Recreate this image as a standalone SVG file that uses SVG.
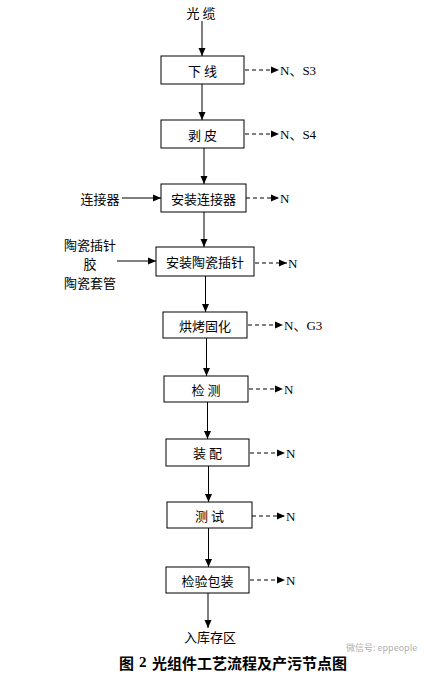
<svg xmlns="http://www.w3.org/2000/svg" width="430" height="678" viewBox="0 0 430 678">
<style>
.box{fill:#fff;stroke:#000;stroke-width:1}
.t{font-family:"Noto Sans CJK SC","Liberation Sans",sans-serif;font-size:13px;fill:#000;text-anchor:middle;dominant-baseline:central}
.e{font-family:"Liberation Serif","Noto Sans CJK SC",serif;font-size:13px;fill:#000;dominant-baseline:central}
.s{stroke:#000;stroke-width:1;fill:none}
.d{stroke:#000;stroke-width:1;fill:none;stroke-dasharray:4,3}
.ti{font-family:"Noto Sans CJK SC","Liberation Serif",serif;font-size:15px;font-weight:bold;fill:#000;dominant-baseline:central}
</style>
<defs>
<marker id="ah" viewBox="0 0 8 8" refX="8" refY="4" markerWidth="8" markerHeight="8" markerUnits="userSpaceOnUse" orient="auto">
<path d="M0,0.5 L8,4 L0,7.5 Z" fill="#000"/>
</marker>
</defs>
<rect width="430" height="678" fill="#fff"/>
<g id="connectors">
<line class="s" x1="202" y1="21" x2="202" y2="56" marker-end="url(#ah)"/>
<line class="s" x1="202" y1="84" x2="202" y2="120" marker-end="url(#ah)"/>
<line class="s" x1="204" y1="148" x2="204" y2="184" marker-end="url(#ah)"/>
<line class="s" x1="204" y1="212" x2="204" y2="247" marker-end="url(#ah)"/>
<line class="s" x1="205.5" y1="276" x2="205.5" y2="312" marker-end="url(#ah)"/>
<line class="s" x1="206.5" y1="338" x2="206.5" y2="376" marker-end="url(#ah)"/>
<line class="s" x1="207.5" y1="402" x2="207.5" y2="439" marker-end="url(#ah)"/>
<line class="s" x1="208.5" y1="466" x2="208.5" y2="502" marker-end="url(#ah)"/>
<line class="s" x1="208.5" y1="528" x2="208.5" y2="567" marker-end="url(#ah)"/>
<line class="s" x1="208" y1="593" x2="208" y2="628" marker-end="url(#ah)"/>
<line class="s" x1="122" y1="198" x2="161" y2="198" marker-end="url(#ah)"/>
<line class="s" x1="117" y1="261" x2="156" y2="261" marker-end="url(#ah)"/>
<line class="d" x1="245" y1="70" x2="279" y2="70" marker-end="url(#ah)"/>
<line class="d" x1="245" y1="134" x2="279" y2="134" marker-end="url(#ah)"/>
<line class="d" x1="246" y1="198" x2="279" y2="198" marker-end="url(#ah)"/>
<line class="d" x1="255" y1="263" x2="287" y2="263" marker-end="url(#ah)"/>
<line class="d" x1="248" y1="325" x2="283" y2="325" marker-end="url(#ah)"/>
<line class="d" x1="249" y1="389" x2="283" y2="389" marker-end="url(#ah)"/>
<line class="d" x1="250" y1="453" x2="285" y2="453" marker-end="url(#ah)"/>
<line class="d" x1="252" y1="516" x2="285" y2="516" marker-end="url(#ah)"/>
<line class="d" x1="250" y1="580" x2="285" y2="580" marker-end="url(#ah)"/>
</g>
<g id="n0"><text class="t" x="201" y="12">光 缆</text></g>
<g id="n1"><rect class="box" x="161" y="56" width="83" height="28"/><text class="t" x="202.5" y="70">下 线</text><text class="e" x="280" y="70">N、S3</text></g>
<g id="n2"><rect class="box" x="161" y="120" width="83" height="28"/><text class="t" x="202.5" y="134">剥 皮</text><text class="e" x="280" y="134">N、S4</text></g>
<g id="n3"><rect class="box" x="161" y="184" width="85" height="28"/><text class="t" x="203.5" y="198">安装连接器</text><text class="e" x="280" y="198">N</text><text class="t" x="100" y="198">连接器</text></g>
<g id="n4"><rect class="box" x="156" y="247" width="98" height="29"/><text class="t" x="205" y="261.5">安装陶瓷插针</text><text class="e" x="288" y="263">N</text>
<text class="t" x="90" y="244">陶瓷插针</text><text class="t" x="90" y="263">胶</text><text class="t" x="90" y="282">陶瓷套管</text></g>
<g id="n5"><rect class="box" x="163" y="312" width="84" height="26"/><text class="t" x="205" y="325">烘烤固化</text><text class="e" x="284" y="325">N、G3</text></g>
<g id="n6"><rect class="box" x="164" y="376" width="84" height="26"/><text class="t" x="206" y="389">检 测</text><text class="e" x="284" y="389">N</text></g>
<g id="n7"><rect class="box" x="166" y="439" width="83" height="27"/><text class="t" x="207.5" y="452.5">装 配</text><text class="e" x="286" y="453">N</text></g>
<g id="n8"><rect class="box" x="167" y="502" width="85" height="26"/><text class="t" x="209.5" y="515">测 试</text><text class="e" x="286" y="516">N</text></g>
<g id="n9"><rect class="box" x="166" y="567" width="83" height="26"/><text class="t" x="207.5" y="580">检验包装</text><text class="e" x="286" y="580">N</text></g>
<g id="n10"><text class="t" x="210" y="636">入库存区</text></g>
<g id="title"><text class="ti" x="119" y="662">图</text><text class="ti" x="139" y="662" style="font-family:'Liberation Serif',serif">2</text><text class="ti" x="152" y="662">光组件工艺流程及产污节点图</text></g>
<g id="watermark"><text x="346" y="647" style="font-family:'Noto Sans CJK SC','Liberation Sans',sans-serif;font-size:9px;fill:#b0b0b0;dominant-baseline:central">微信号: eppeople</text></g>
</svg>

WHAT THE EXERCISE ASKS :: Print each line of the material above exactly, with the pictures removed from your copy.

ANSWER ::
Recreate this image as a standalone SVG file that uses SVG.
<svg xmlns="http://www.w3.org/2000/svg" width="430" height="678" viewBox="0 0 430 678">
<style>
.box{fill:#fff;stroke:#000;stroke-width:1}
.t{font-family:"Noto Sans CJK SC","Liberation Sans",sans-serif;font-size:13px;fill:#000;text-anchor:middle;dominant-baseline:central}
.e{font-family:"Liberation Serif","Noto Sans CJK SC",serif;font-size:13px;fill:#000;dominant-baseline:central}
.s{stroke:#000;stroke-width:1;fill:none}
.d{stroke:#000;stroke-width:1;fill:none;stroke-dasharray:4,3}
.ti{font-family:"Noto Sans CJK SC","Liberation Serif",serif;font-size:15px;font-weight:bold;fill:#000;dominant-baseline:central}
</style>
<defs>
<marker id="ah" viewBox="0 0 8 8" refX="8" refY="4" markerWidth="8" markerHeight="8" markerUnits="userSpaceOnUse" orient="auto">
<path d="M0,0.5 L8,4 L0,7.5 Z" fill="#000"/>
</marker>
</defs>
<rect width="430" height="678" fill="#fff"/>
<g id="connectors">
<line class="s" x1="202" y1="21" x2="202" y2="56" marker-end="url(#ah)"/>
<line class="s" x1="202" y1="84" x2="202" y2="120" marker-end="url(#ah)"/>
<line class="s" x1="204" y1="148" x2="204" y2="184" marker-end="url(#ah)"/>
<line class="s" x1="204" y1="212" x2="204" y2="247" marker-end="url(#ah)"/>
<line class="s" x1="205.5" y1="276" x2="205.5" y2="312" marker-end="url(#ah)"/>
<line class="s" x1="206.5" y1="338" x2="206.5" y2="376" marker-end="url(#ah)"/>
<line class="s" x1="207.5" y1="402" x2="207.5" y2="439" marker-end="url(#ah)"/>
<line class="s" x1="208.5" y1="466" x2="208.5" y2="502" marker-end="url(#ah)"/>
<line class="s" x1="208.5" y1="528" x2="208.5" y2="567" marker-end="url(#ah)"/>
<line class="s" x1="208" y1="593" x2="208" y2="628" marker-end="url(#ah)"/>
<line class="s" x1="122" y1="198" x2="161" y2="198" marker-end="url(#ah)"/>
<line class="s" x1="117" y1="261" x2="156" y2="261" marker-end="url(#ah)"/>
<line class="d" x1="245" y1="70" x2="279" y2="70" marker-end="url(#ah)"/>
<line class="d" x1="245" y1="134" x2="279" y2="134" marker-end="url(#ah)"/>
<line class="d" x1="246" y1="198" x2="279" y2="198" marker-end="url(#ah)"/>
<line class="d" x1="255" y1="263" x2="287" y2="263" marker-end="url(#ah)"/>
<line class="d" x1="248" y1="325" x2="283" y2="325" marker-end="url(#ah)"/>
<line class="d" x1="249" y1="389" x2="283" y2="389" marker-end="url(#ah)"/>
<line class="d" x1="250" y1="453" x2="285" y2="453" marker-end="url(#ah)"/>
<line class="d" x1="252" y1="516" x2="285" y2="516" marker-end="url(#ah)"/>
<line class="d" x1="250" y1="580" x2="285" y2="580" marker-end="url(#ah)"/>
</g>
<g id="n0"><text class="t" x="201" y="12">光 缆</text></g>
<g id="n1"><rect class="box" x="161" y="56" width="83" height="28"/><text class="t" x="202.5" y="70">下 线</text><text class="e" x="280" y="70">N、S3</text></g>
<g id="n2"><rect class="box" x="161" y="120" width="83" height="28"/><text class="t" x="202.5" y="134">剥 皮</text><text class="e" x="280" y="134">N、S4</text></g>
<g id="n3"><rect class="box" x="161" y="184" width="85" height="28"/><text class="t" x="203.5" y="198">安装连接器</text><text class="e" x="280" y="198">N</text><text class="t" x="100" y="198">连接器</text></g>
<g id="n4"><rect class="box" x="156" y="247" width="98" height="29"/><text class="t" x="205" y="261.5">安装陶瓷插针</text><text class="e" x="288" y="263">N</text>
<text class="t" x="90" y="244">陶瓷插针</text><text class="t" x="90" y="263">胶</text><text class="t" x="90" y="282">陶瓷套管</text></g>
<g id="n5"><rect class="box" x="163" y="312" width="84" height="26"/><text class="t" x="205" y="325">烘烤固化</text><text class="e" x="284" y="325">N、G3</text></g>
<g id="n6"><rect class="box" x="164" y="376" width="84" height="26"/><text class="t" x="206" y="389">检 测</text><text class="e" x="284" y="389">N</text></g>
<g id="n7"><rect class="box" x="166" y="439" width="83" height="27"/><text class="t" x="207.5" y="452.5">装 配</text><text class="e" x="286" y="453">N</text></g>
<g id="n8"><rect class="box" x="167" y="502" width="85" height="26"/><text class="t" x="209.5" y="515">测 试</text><text class="e" x="286" y="516">N</text></g>
<g id="n9"><rect class="box" x="166" y="567" width="83" height="26"/><text class="t" x="207.5" y="580">检验包装</text><text class="e" x="286" y="580">N</text></g>
<g id="n10"><text class="t" x="210" y="636">入库存区</text></g>
<g id="title"><text class="ti" x="119" y="662">图</text><text class="ti" x="139" y="662" style="font-family:'Liberation Serif',serif">2</text><text class="ti" x="152" y="662">光组件工艺流程及产污节点图</text></g>
<g id="watermark"><text x="346" y="647" style="font-family:'Noto Sans CJK SC','Liberation Sans',sans-serif;font-size:9px;fill:#b0b0b0;dominant-baseline:central">微信号: eppeople</text></g>
</svg>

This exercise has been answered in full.